Собиралось нас довольно много. Тут бывали Левитан и К. Коровин, кажется, Головин и еще кто-то. Рисовали кого-нибудь из присутствующих или натурщика. Помню, позировал Левитан в белом арабском балахоне, который очень шел к его красивому восточному лицу. Рисовал и сам Василий Дмитриевич, рисовала Елена Дмитриевна Поленова.
Потом бывал чай. Мы шли в гостиную, где около большой лампы под огромным белым абажуром в глубоком кресле сидела старушка - матушка Василия Дмитриевича, которая по-барски, но весьма благосклонно с нами здоровалась и вела беседу.
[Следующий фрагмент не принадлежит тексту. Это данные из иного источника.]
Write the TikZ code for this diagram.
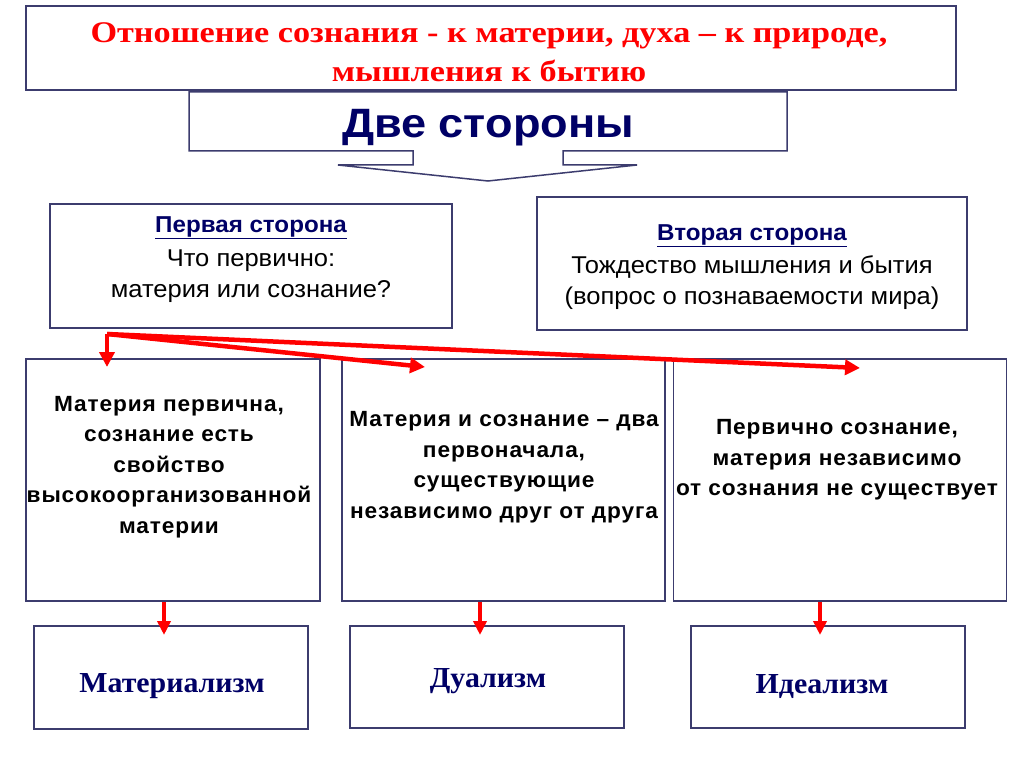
\documentclass[tikz,border=0pt]{standalone}
\usepackage{fontspec}
\setmainfont{Liberation Serif}
\setsansfont{Liberation Sans}
\newfontfamily\titlefont[FakeStretch=1.14]{Liberation Serif}
\newfontfamily\headfont[FakeStretch=1.1]{Liberation Sans}
\newfontfamily\sidefont[FakeStretch=1.05]{Liberation Sans}
\newfontfamily\spsans[LetterSpace=4,FakeStretch=1.03]{Liberation Sans}
\newfontfamily\ismfont[FakeStretch=1.03]{Liberation Serif}
\usetikzlibrary{arrows.meta}
\definecolor{navy}{RGB}{0,0,102}
\definecolor{edge}{RGB}{60,60,110}
\tikzset{
  box/.style={draw=edge, line width=1.5pt, fill=white, inner sep=0pt},
  redarrow/.style={draw=red, line width=4.5pt, -{Triangle[length=15pt,width=15pt]}},
  downarrow/.style={draw=red, line width=3.5pt, -{Triangle[length=14pt,width=13pt]}},
  titletext/.style={font=\titlefont\bfseries\fontsize{30}{39}\selectfont, text=red, align=center, inner sep=0pt},
  sidehead/.style={font=\sidefont\bfseries\fontsize{23}{31}\selectfont, text=navy, inner sep=0pt},
  sidetext/.style={font=\sidefont\fontsize{24.3}{31}\selectfont, text=black, align=center, inner sep=0pt},
  midtext/.style={font=\spsans\bfseries\fontsize{22}{30.5}\selectfont, text=black, align=center, inner sep=0pt},
  ismtext/.style={font=\ismfont\bfseries\fontsize{29}{30}\selectfont, text=navy, inner sep=0pt},
}
\begin{document}
\begin{tikzpicture}[x=1pt,y=-1pt]
\useasboundingbox[fill=white] (0,0) rectangle (1024,767);
% top box
\node[box, minimum width=930, minimum height=84] (top) at (491,48) {};
\node[titletext] (toptext) at (489,52) {Отношение сознания - к материи, духа – к природе,\\мышления к бытию};
% callout
\draw[box] (189,92) -- (787,92) -- (787,151) -- (563,151) -- (563,165) -- (637,165)
  -- (488,181) -- (338,165) -- (413,165) -- (413,151) -- (189,151) -- cycle;
\node[font=\headfont\bfseries\fontsize{41}{44}\selectfont, text=navy, inner sep=0pt] (two) at (488,128) {Две стороны};
% sides
\node[box, minimum width=402, minimum height=124] (s1) at (251,266) {};
\node[sidehead] (s1h) at (251,228) {\underline{Первая сторона}};
\node[sidetext] (s1t) at (251,276) {Что первично:\\материя или сознание?};
\node[box, minimum width=430, minimum height=133] (s2) at (752,263.5) {};
\node[sidehead] (s2h) at (752,236) {\underline{Вторая сторона}};
\node[sidetext] (s2t) at (752,283) {Тождество мышления и бытия\\(вопрос о познаваемости мира)};
% middle boxes
\node[box, minimum width=294, minimum height=242] (m1) at (173,480) {};
\node[box, minimum width=323, minimum height=242] (m2) at (503.5,480) {};
\node[box, minimum width=333, minimum height=242] (m3) at (840,480) {};
\node[midtext] (m1t) at (169,467) {Материя первична,\\сознание есть\\свойство\\высокоорганизованной\\материи};
\node[midtext] (m2t) at (504,467) {Материя и сознание – два\\первоначала,\\существующие\\независимо друг от друга};
\node[midtext] (m3t) at (837,460) {Первично сознание,\\материя независимо\\от сознания не существует};
% bottom boxes
\node[box, minimum width=274, minimum height=103] (b1) at (171,677.5) {};
\node[box, minimum width=274, minimum height=102] (b2) at (487,677) {};
\node[box, minimum width=274, minimum height=102] (b3) at (828,677) {};
\node[ismtext] (b1t) at (172,686) {Материализм};
\node[ismtext] (b2t) at (488,681) {Дуализм};
\node[ismtext] (b3t) at (822,687) {Идеализм};
% arrows
\coordinate (src) at (107,334);
\coordinate (t1) at (107,367);
\coordinate (t2) at (425,367);
\coordinate (t3) at (860,368);
\draw[redarrow] (src) -- (t1);
\draw[redarrow] (src) -- (t2);
\draw[redarrow] (src) -- (t3);
\coordinate (d1) at (164,635);
\coordinate (d2) at (480,635);
\coordinate (d3) at (820,635);
\draw[downarrow] (m1.south -| d1) -- (d1);
\draw[downarrow] (m2.south -| d2) -- (d2);
\draw[downarrow] (m3.south -| d3) -- (d3);
\end{tikzpicture}
\end{document}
Вся эта обстановка мне очень нравилась, чем-то веяло тургеневским, очень мягким, благообразным и стройным. Помню, несколько раз и Поленов навещал меня в эту зиму.
В ту же зиму я написал по заказу из Кяхты исторический жанр: "Первая встреча царя Алексея Михайловича с боярышней Марией Ильиничной Милославской". Вещь эта ничего оригинального или художественного в себе не имела. С нее и было сделано мной повторение для отца моего приятеля Турыгина.